Kirsten Lavers 科爾斯頓·萊弗斯
A former nurse Kirsten Lavers studied at Dartington College of Arts graduating in 1991 and subsequently taught there on both the Visual Performance and Performance Writing degree courses. Kirsten’s work rarely appears in galleries and is always made in response to a specific site or public space often including photography, video, sound, performance as well as objects that she has made or gathered. Kirsten’s approach is collaborative, closely involving the people whose space she is responding to as well as other artists. In 2001 Kirsten installed a black London taxi cab in her front garden and for the next 8 years hosted a range of eye-catching exhibitions made especially for Taxi Gallery by over 30 national and international artists.
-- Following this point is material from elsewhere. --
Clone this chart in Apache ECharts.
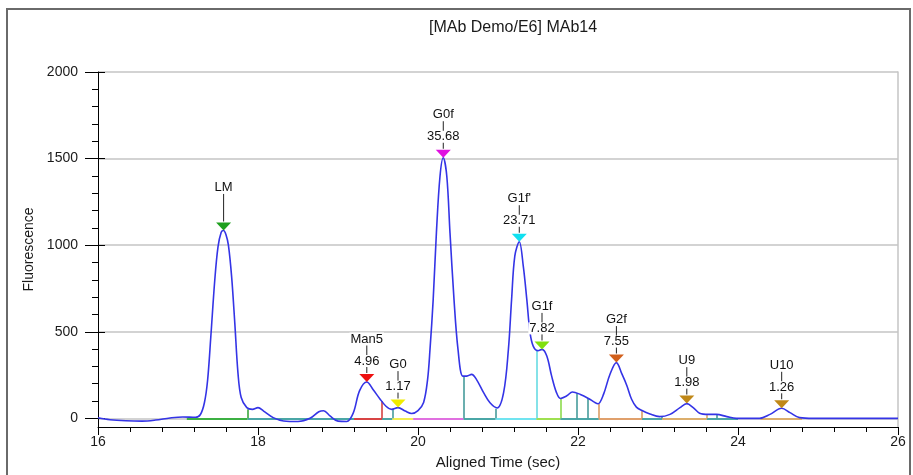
<!DOCTYPE html>
<html><head><meta charset="utf-8">
<script src="https://cdn.jsdelivr.net/npm/echarts@6/dist/echarts.min.js"></script>
<style>html,body{margin:0;padding:0;background:#fff}#c{width:913px;height:475px}</style>
</head><body><div id="c"></div>
<script>
// ---- electropherogram trace (time in sec, fluorescence) ----
const times = [16.00,16.15,16.35,16.55,16.72,16.90,17.06,17.22,17.28,17.33,17.37,17.41,17.46,17.50,17.54,17.57,17.60,17.63,17.67,17.71,17.75,17.79,17.86,17.93,18.00,18.07,18.19,18.32,18.50,18.65,18.76,18.82,18.90,19.00,19.11,19.19,19.27,19.36,19.44,19.52,19.60,19.67,19.75,19.84,19.92,20.00,20.07,20.12,20.15,20.19,20.23,20.275,20.316,20.36,20.40,20.45,20.50,20.56,20.61,20.67,20.73,20.82,20.90,20.99,21.07,21.13,21.17,21.21,21.266,21.316,21.36,21.40,21.44,21.50,21.55,21.61,21.67,21.73,21.78,21.86,21.93,22.03,22.13,22.21,22.25,22.32,22.40,22.48,22.55,22.61,22.67,22.73,22.80,22.90,23.02,23.15,23.275,23.36,23.44,23.52,23.63,23.73,23.86,23.98,24.27,24.40,24.546,24.65,24.77,24.94,26.00];
const intensity = [3,-8,-14,-16,-10,2,8,6,22,90,220,470,800,990,1075,1085,1060,1000,820,550,260,120,62,52,62,42,4,-15,-18,0,38,44,14,-16,-18,30,160,210,165,115,70,52,62,42,28,45,92,225,398,687,1071,1398,1505,1398,1071,687,398,244,244,254,225,148,90,60,148,398,687,937,1020,879,687,496,417,390,398,360,245,150,115,130,152,138,115,92,84,140,255,322,255,190,110,65,45,25,10,23,62,85,62,30,23,23,10,0,0,23,58,33,4,0,0];

// ---- identified peaks ----
const peakNames   = ['LM','Man5','G0','G0f',"G1f'",'G1f','G2f','U9','U10'];
const peakTimes   = [17.57,19.36,19.75,20.316,21.266,21.55,22.48,23.36,24.546];
const peakHeights = [1085,210,62,1505,1020,398,322,85,58];
const peakAreas   = ['','4.96','1.17','35.68','23.71','7.82','7.55','1.98','1.26'];

// ---- integration baseline segments ('' = unassigned) ----
const segStart = [17.11,17.87,19.20,19.55,19.68,19.94,20.57,20.97,21.48,21.78,22.26,22.80,23.05,23.61,24.28];
const segEnd   = [17.87,19.20,19.55,19.68,19.94,20.57,20.97,21.48,21.78,22.26,22.80,23.05,23.61,24.00,24.80];
const segPeak  = ['LM','','Man5','','G0','G0f','',"G1f'",'G1f','','G2f','','U9','','U10'];

// ---- drop lines at peak boundaries ----
const dropTimes   = [17.87,19.55,19.68,20.57,20.97,21.48,21.78,21.99,22.12,22.26,22.80,23.05,23.61,23.73];
const dropHeights = [52,100,55,244,55,398,112,145,118,84,45,10,23,23];
const dropPeak    = ['LM','Man5','','','',"G1f'",'G1f','','','G2f','G2f','','U9',''];

// ---- axis ticks ----
const xMin = 16, xMax = 26, xStep = 2;
const yMajor = [0,500,1000,1500,2000];
const yMinor = [100,200,300,400,600,700,800,900,1100,1200,1300,1400,1600,1700,1800,1900];

// ---- styles ----
const FONT = '"Liberation Sans", Arial, sans-serif';
const markerColor = {'LM':'#1ea01e','Man5':'#ee1111','G0':'#f0ec00','G0f':'#e010e0',"G1f'":'#10e0f0','G1f':'#80e010','G2f':'#d2601c','U9':'#c08818','U10':'#c08818'};
const baseColor = {'':'#4aa6a6','LM':'#3cb043','Man5':'#d84444','G0':'#f2ee50','G0f':'#e070e0',"G1f'":'#70e4f0','G1f':'#9ee050','G2f':'#e0a06c','U9':'#dcae6c','U10':'#dcae6c'};
const dropColor = {'':'#3a9494','LM':'#2ea030','Man5':'#d23434',"G1f'":'#5cd8e0','G1f':'#84d840','G2f':'#d8965a','U9':'#d8a45a'};

const curve = times.map((t,i)=>[t,intensity[i]]);
const peakPts = peakNames.map((n,i)=>({name:n, value:[peakTimes[i],peakHeights[i]], itemStyle:{color:markerColor[n], opacity:1}}));
const areaPts = peakNames.map((n,i)=>({name:peakAreas[i], value:[peakTimes[i],peakHeights[i]]})).filter(d=>d.name!=='');
const segData = segStart.map((s,i)=>({coords:[[s,0],[segEnd[i],0]], lineStyle:{color:baseColor[segPeak[i]]}}));
const dropData = dropTimes.map((t,i)=>({coords:[[t,0],[t,dropHeights[i]]], lineStyle:{color:dropColor[dropPeak[i]]}}));

const labelStyle = {show:true, position:'inside', formatter:'{b}', fontSize:13, color:'#111', fontFamily:FONT,
  backgroundColor:'#fff', padding:[0,1], opacity:1};
const yBase = {type:'value', min:-50, max:2000, gridIndex:0, position:'left'};
const chart = echarts.init(document.getElementById('c'));
chart.setOption({
  animation:false,
  textStyle:{fontFamily:FONT},
  title:{text:'[MAb Demo/E6] MAb14', left:424, top:15, textStyle:{fontFamily:FONT, fontSize:16, fontWeight:'normal', color:'#1a1a1a'}},
  grid:{left:98, right:15, top:72, bottom:48, containLabel:false},
  xAxis:{type:'value', min:xMin, max:xMax, interval:xStep,
    axisLine:{onZero:false, lineStyle:{color:'#000', width:1}},
    axisTick:{length:8, lineStyle:{color:'#000'}},
    minorTick:{show:true, splitNumber:5, length:5, lineStyle:{color:'#000'}},
    axisLabel:{margin:8, fontSize:14, color:'#1a1a1a', fontFamily:FONT, formatter:v=>String(v)},
    splitLine:{show:false},
    name:'Aligned Time (sec)', nameLocation:'middle', nameGap:28,
    nameTextStyle:{fontSize:15, color:'#1a1a1a', fontFamily:FONT}},
  yAxis:[
    Object.assign({}, yBase, {
      axisLine:{show:true, lineStyle:{color:'#000'}},
      axisTick:{show:true, customValues:yMajor, length:13, lineStyle:{color:'#000'}},
      axisLabel:{customValues:yMajor, margin:20, fontSize:14, color:'#1a1a1a', fontFamily:FONT, formatter:v=>String(v)},
      splitLine:{show:true, lineStyle:{color:'#c4c4c4', width:1.5}},
      name:'Fluorescence', nameLocation:'middle', nameGap:59,
      nameTextStyle:{fontSize:14, color:'#1a1a1a', fontFamily:FONT}}),
    Object.assign({}, yBase, {
      axisLine:{show:false},
      axisTick:{show:true, inside:true, customValues:yMajor, length:7, lineStyle:{color:'#000'}},
      axisLabel:{show:false}, splitLine:{show:false}}),
    Object.assign({}, yBase, {
      axisLine:{show:false},
      axisTick:{show:true, customValues:yMinor, length:6, lineStyle:{color:'#000'}},
      axisLabel:{show:false}, splitLine:{show:false}}),
    Object.assign({}, yBase, {position:'right',
      axisLine:{show:true, lineStyle:{color:'#c4c4c4', width:1.5}},
      axisTick:{show:false}, axisLabel:{show:false}, splitLine:{show:false}})
  ],
  graphic:[{type:'rect', silent:true, z:100, shape:{x:7, y:9, width:903, height:480},
    style:{fill:'none', stroke:'#6a6a6a', lineWidth:2}}],
  series:[
    {type:'lines', coordinateSystem:'cartesian2d', xAxisIndex:0, yAxisIndex:0, z:2,
      lineStyle:{width:2, opacity:1}, data:segData, silent:true},
    {type:'lines', coordinateSystem:'cartesian2d', xAxisIndex:0, yAxisIndex:0, z:2,
      lineStyle:{width:1.5, opacity:1}, data:dropData, silent:true},
    {type:'line', data:curve, showSymbol:false, smooth:0.35, z:3, xAxisIndex:0, yAxisIndex:0,
      lineStyle:{color:'#3434e6', width:1.6}, silent:true},
    // stems
    {type:'scatter', data:peakPts.map(p=>({value:p.value})), symbol:'rect', symbolSize:[1,34], symbolOffset:[0,-26],
      itemStyle:{color:'#222', opacity:1}, z:4, silent:true},
    // name labels
    {type:'scatter', data:peakPts.map(p=>({name:p.name, value:p.value})), symbolSize:1, itemStyle:{color:'rgba(0,0,0,0)', opacity:1}, z:5, silent:true,
      label:Object.assign({}, labelStyle, {offset:[0,-43], lineHeight:13})},
    // area labels
    {type:'scatter', data:areaPts, symbolSize:1, itemStyle:{color:'rgba(0,0,0,0)', opacity:1}, z:5, silent:true,
      label:Object.assign({}, labelStyle, {offset:[0,-21], lineHeight:12})},
    // triangles
    {type:'scatter', data:peakPts, symbol:'triangle', symbolRotate:180, symbolSize:[15,8], symbolOffset:[0,-4], z:6, silent:true,
      itemStyle:{opacity:1}}
  ]
});
</script></body></html>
Kirsten was neighbourhood artist for the Orchard Park housing development (north of Cambridge) working with the early residents on a number of projects including hand made road signs, an urban beach, and the commissioning of 8 artists to create a temporary art trail through the development . Kirsten has recently been involved with public art projects for Hundred Houses Society and the NW Cambridge Development. She is currently focusing on a series of live drawing projects entitled ‘Admitting the Possibilities of Error’.
科爾斯頓·萊弗斯當過護士，後就讀于達靈頓藝術學院（Dartington College of Arts）並於1991年畢業，畢業後她繼續在該學院任教，講授視覺表演（Visual Performance）和表演寫作（Performance Writing）學位課程。科爾斯頓很少在畫廊中展出作品，而是根據特定的展出場地或公共空間創作，其作品包括攝影、視頻、音頻、表演以及自己製作或收集的物品。科爾斯頓的創作強調合作，需要與展出空間的提供者以及其他藝術家緊密協作。2001年，她把一輛黑色的倫敦計程車置放於她的前院，在接下來的八年裡，她專門為計程車畫廊舉辦了一系列吸引眼球的展覽，參與者為來自本國及海外的30多名藝術家。科爾斯頓是位於劍橋北部的果園房產（Orchard Park housing development）的社區藝術家，與早期入駐的居民合作開展了一系列項目，包括自製的路標、城市沙灘，以及委託八位藝術家設計一貫穿園區的臨時藝術小徑。科爾斯頓目前正在參與“百家協會”（Hundred Houses Society）和劍橋西北部開發工程（NW Cambridge Development）的公共藝術項目。她當前正在進行的工作是名為《允許犯錯的可能》的一系列現場繪畫項目。
Find Out More: www.kirstenlavers.net
“It was commented that artists can do without curators and writers etc, but not vice versa. Of course power structures are problematic but it is ridiculous to even speak of art today without recognising that visibility structures produce the work we examine . Art as we know it is produced by a complex web of actors and the further we go towards recognising and utilising this the better.”—Dr Becky Shaw, artist, research tutor at Sheffield Hallam University.